*Dataset records*.
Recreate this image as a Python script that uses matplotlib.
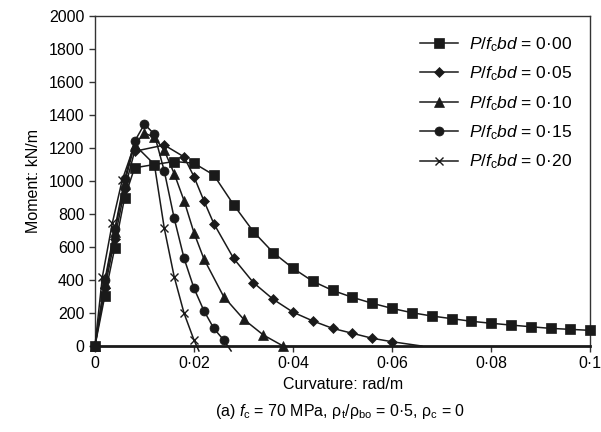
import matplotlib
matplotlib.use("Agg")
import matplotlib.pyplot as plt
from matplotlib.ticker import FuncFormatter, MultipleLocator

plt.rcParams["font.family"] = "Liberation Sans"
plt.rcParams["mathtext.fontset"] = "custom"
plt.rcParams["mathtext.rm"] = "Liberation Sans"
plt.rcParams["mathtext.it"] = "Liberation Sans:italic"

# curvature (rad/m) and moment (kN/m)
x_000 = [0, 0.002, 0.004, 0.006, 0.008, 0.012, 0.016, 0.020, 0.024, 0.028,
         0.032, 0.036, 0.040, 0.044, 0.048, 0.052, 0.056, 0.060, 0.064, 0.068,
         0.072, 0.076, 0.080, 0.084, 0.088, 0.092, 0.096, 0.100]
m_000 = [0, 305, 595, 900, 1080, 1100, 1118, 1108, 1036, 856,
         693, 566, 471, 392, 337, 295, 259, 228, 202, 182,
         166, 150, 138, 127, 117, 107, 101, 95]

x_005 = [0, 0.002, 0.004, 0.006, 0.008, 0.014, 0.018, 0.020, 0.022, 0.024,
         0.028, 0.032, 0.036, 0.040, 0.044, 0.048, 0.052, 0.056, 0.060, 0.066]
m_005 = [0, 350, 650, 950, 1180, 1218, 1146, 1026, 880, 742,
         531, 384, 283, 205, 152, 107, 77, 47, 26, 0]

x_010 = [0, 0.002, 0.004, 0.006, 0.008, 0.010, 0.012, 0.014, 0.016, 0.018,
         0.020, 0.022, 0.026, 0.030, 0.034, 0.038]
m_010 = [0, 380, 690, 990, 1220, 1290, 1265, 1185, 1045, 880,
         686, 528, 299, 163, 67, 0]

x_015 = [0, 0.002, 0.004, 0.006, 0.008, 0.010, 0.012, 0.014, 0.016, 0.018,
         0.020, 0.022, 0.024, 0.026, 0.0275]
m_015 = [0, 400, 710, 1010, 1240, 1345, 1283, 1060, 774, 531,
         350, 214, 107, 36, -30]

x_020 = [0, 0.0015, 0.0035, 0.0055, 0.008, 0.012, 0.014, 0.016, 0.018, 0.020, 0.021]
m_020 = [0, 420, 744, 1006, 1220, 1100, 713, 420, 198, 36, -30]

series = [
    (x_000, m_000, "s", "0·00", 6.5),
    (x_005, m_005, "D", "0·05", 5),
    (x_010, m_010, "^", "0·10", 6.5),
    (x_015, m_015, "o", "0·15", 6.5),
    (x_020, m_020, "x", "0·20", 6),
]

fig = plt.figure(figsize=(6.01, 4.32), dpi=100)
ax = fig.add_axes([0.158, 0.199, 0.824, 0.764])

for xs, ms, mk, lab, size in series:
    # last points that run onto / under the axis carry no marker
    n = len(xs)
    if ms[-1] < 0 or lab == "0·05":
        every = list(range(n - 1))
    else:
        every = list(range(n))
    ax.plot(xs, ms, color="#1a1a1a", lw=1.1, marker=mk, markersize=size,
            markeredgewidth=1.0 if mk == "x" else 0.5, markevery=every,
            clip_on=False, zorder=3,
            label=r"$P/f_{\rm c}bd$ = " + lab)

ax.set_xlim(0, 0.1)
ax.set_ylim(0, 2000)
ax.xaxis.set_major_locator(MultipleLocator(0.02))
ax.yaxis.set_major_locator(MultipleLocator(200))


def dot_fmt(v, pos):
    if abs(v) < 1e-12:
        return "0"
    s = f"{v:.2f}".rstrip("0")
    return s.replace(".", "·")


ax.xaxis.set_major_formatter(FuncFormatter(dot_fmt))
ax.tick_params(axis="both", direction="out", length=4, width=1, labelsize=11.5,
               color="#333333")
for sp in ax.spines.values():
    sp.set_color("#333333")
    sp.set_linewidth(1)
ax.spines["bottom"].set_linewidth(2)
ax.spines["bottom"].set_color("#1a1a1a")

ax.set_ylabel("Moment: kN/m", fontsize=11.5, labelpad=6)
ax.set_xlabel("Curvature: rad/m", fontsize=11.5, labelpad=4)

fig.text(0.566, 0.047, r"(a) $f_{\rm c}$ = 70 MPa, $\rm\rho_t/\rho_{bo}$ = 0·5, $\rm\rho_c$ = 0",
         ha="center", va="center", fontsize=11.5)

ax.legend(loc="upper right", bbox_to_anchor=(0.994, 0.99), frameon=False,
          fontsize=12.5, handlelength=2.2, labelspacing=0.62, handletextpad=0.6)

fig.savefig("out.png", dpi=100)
---
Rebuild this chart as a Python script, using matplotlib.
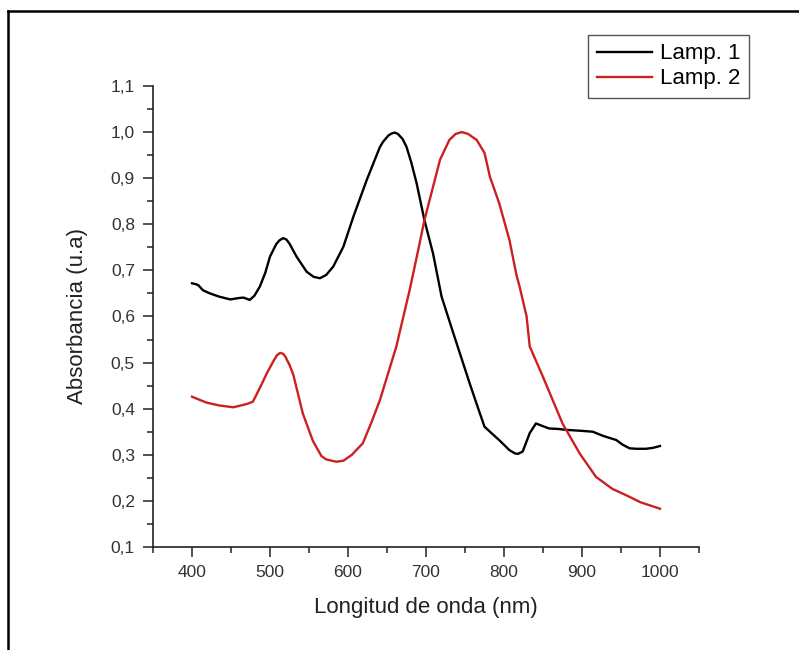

*Work instructions*. Search the data for the string "script" and copy each line where it appears.

*Full response*.
Recreate this image as a Python script that uses matplotlib.
Rebuild this chart as a Python script, using matplotlib.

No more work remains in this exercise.